··· PROVIDED DATA ···

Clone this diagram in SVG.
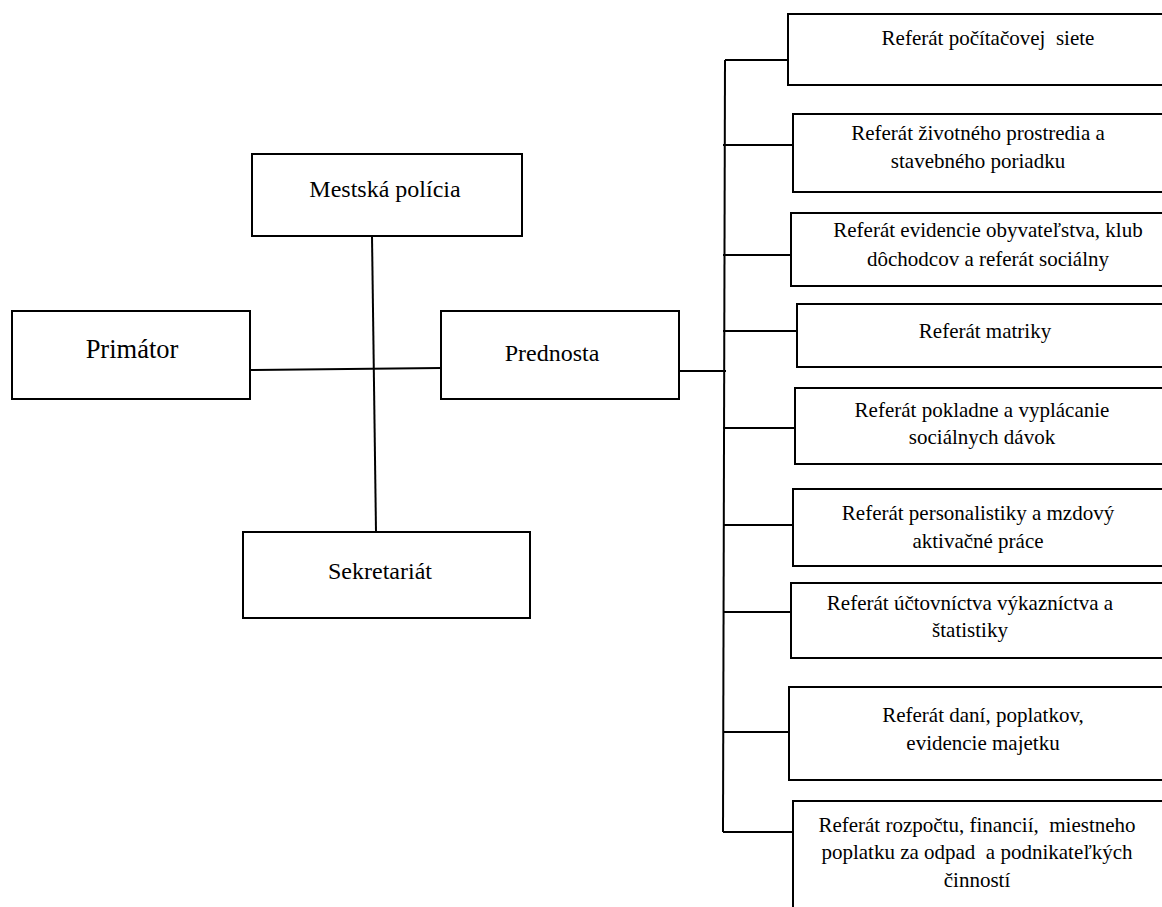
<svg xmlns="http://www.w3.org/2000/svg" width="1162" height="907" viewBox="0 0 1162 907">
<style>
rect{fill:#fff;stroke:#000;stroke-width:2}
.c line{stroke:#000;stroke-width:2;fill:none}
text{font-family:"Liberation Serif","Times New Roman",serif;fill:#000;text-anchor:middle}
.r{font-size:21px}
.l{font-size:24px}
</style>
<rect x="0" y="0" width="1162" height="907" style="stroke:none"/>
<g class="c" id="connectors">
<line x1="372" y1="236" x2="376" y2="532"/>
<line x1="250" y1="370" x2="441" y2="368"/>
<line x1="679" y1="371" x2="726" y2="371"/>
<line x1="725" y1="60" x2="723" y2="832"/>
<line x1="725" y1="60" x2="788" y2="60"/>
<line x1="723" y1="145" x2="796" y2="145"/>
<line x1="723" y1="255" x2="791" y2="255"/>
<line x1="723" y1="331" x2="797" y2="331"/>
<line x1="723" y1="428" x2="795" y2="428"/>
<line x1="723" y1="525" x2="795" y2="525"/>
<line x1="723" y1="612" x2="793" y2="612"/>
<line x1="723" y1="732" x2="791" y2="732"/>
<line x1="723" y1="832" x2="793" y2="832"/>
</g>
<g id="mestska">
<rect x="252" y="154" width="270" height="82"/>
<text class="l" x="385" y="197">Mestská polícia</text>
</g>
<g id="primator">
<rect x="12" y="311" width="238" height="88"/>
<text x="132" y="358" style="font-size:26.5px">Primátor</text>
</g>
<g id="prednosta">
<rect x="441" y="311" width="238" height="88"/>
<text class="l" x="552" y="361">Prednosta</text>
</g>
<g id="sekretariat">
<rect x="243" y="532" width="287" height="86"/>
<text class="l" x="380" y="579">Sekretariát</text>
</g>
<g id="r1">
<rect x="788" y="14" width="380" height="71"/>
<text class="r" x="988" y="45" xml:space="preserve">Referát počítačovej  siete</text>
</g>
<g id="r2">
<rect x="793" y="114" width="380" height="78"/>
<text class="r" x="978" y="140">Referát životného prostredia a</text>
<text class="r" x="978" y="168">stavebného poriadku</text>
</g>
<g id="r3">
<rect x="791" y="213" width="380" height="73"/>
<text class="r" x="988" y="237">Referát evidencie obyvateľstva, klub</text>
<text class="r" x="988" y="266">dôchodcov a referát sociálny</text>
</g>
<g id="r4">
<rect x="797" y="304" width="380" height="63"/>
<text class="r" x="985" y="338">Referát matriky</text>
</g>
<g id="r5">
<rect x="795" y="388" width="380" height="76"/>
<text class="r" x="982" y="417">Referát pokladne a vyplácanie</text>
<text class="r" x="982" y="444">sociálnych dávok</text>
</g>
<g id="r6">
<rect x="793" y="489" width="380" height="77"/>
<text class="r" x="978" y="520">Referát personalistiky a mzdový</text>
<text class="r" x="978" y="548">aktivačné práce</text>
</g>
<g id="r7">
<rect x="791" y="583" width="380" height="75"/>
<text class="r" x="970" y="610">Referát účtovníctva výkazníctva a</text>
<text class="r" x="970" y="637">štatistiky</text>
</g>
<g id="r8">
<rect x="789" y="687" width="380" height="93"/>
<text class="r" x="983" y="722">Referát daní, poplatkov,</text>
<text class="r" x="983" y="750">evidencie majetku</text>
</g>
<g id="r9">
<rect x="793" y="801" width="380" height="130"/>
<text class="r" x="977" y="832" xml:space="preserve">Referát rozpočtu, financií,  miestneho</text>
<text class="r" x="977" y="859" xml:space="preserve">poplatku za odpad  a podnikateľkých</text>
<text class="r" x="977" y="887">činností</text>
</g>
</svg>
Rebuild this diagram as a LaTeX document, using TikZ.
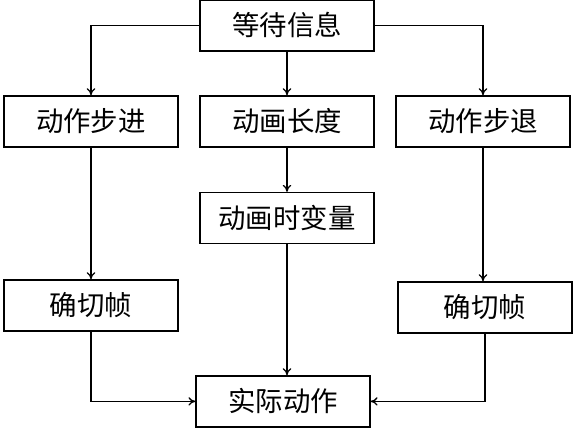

···

Go through the material and copy out every line with "this" in it.

▸ EXERCISE RESULT
Clone this diagram in SVG.
Rebuild this diagram as a LaTeX document, using TikZ.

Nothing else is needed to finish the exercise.